The elections produced unintended results for all of the conservative groups: backed by radicalized crowds numbering in the thousands, the National Party was able to pass resolutions in favor of union. A rallying speech by Boerescu united unionist conservatives and radicals around Alexandru Ioan Cuza, who had already carried the Moldavian election, and against conservative separatists such as Băleanu. During this process, the other deputies stripped Băleanu, Manu, Ioan Hagiadi and Mihalache Pleșoianu of their voting rights—along with Alexandru Ghica and Radu C. Golescu, who opted to step down voluntarily.
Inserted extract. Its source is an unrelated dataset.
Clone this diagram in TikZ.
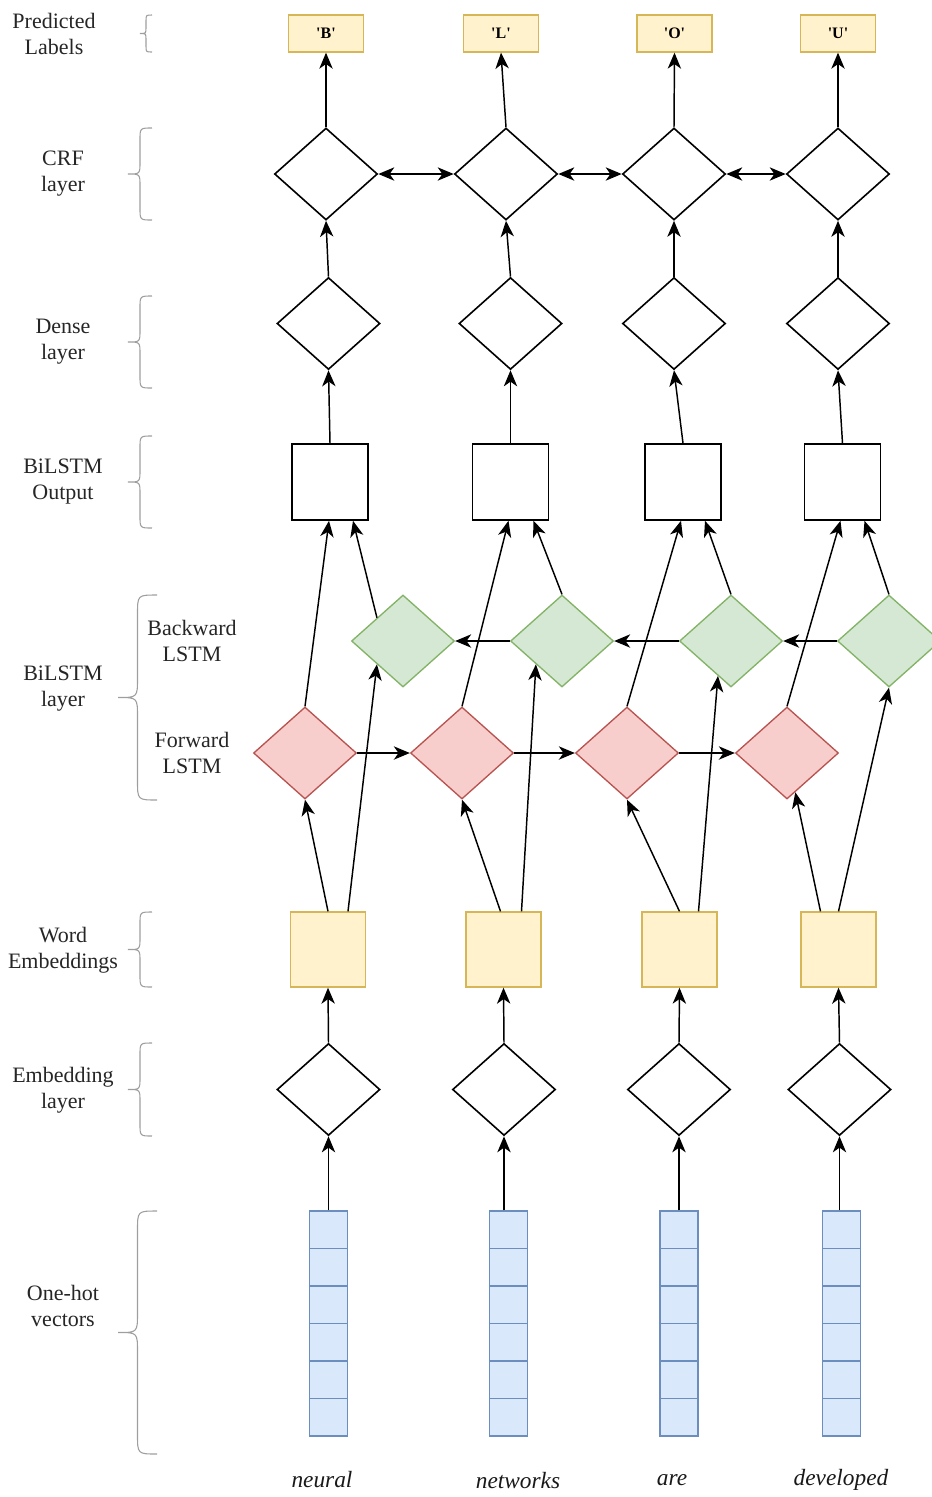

As reported by Alexandru G. Golescu, "that swine Manu" and "that idiot Băleanu" had to leave the Divan's hall and were heckled and threatened as they returned to their homes. He also suggests that Băleanu begged the crowd for forgiveness, but was merely derided.

On January 23, a crowd comprising "thousands of people", grouped under N. T. Orășanu, marched on the Caimacams home: "it appears that E. Băleanu fainted for fear that a revolution had started". A day later, the Divan elected Cuza, who was thus positioned to create the United Principalities—initially as a personal union, with himself as Domnitor. Băleanu left Wallachia during the union process, and in June 1859 had reached the Grand Duchy of Baden. Among his political adversaries, Bolliac was still viewed as ineligible due to the Caimacamis earlier verdict. He threatened to sue his three persecutors in August 1860, only to be told that there was no legal precedent for such a course of action.

Băleanu's final will, completed in March 1861, suggests that he no longer held, or considered relevant, any of his father's houses in Băleni; by 1873, these were in a state of advanced ruin. He died in 1862, and was buried at Bolintin-Deal, whose main church he had dedicated himself in 1856. His widow Elena survived him until 1865. Ion Ghica was appointed their executor, in which capacity he demanded a survey on the estates of Corbii and Vânătorii; in 1866–1867, his land dispute with the local peasants led the latter to riot. This was contrasted by the situation in Bolintin-Deal, where, before and during the 1864 land reform, the Romanians and Romanies alike had purchased 80% of the land they had been assigned for work. Băleanu was also survived by his brother Nicolae (to 1868), by his sons Emanuel, who served in the Senate of Romania, and George; and by daughters Maria and Elena. His niece Zoe Hagi-Moscu (1819–1904) was the wife of politician Constantin N. Brăiloiu.